New Cleveland Fed President
2014 FOMC Voters – 5 Continue, 3 Leaving, 2 Hawkish, 1 Dovish
2013 Non-Voters – 4 Hawkish, 2 Dovish
This tally suggests a clear majority of FOMC members would likely vote to continue tapering through a cut of $5-10 billion per month of QE purchases. A sizeable group could agitate to accelerate tapering as the year progresses but may not get much traction yet. Doves could have a tough time mustering support.
If tapering is continued or accelerated, the most likely dissenter appears to be Minneapolis Fed President Kocherlakota. On the other hand a dovish shift to pause tapering would likely be met with dissent from Dallas Fed President Fisher and Philadelphia Fed President Plosser.
What could the tapering decision mean for trading?
The Fed’s QE3 program has propelled stocks dramatically higher over the last year, but as tapering winds down the big inflows of Fed money into the system, there is a risk stocks could fall back under their own weight. Don’t forget that after the end of both QE1 and QE2, major world indices fell by over 10% within three months. Offsetting this is potential support from an improving underlying economy.
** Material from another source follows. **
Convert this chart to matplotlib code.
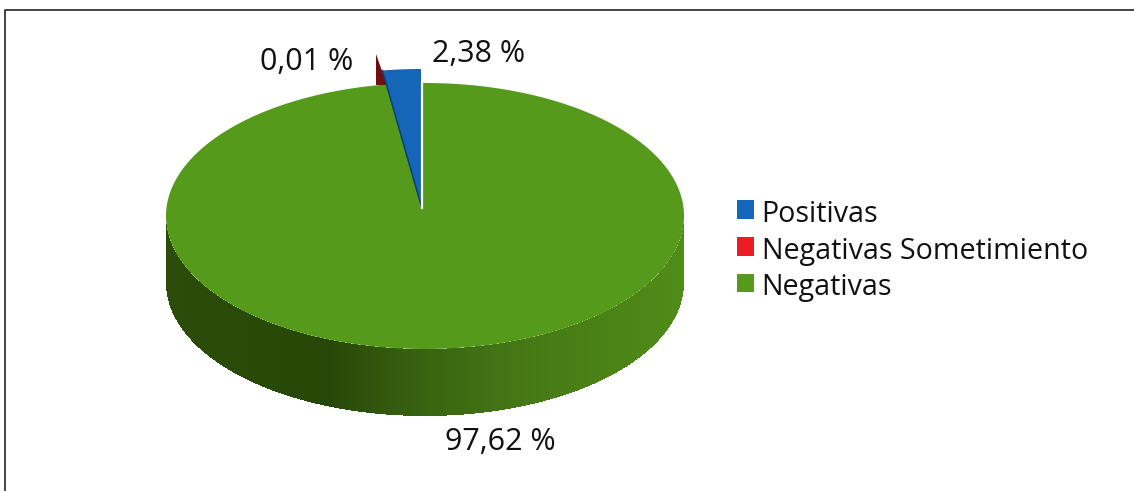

With US indices trading at or near all-time highs in January, it appears while the street has recognized the potential for tapering this year, it has not really affected stocks in a meaningful way yet. That being said, the Generals in the Dow and S&P have shown signs of shifting from accumulation to distribution which could accelerate on a decision to continue or accelerate tapering.
The USD, on the other hand, has been climbing since May on anticipation of tapering and may continue to recover at a moderate pace. There has been some strength in gold and silver, which took the brunt of tapering related selling last year and may be staging a relief rebound from depressed levels.
Major paper currencies, on the other hand, may continue to weaken as USD recovers including EUR, AUD CHF and CAD. GBP and NZD may attract relative support with their central banks also leaning toward tighter monetary policy.
A decision to pause tapering could have a larger impact on USD as that could undermine the gains of recent months.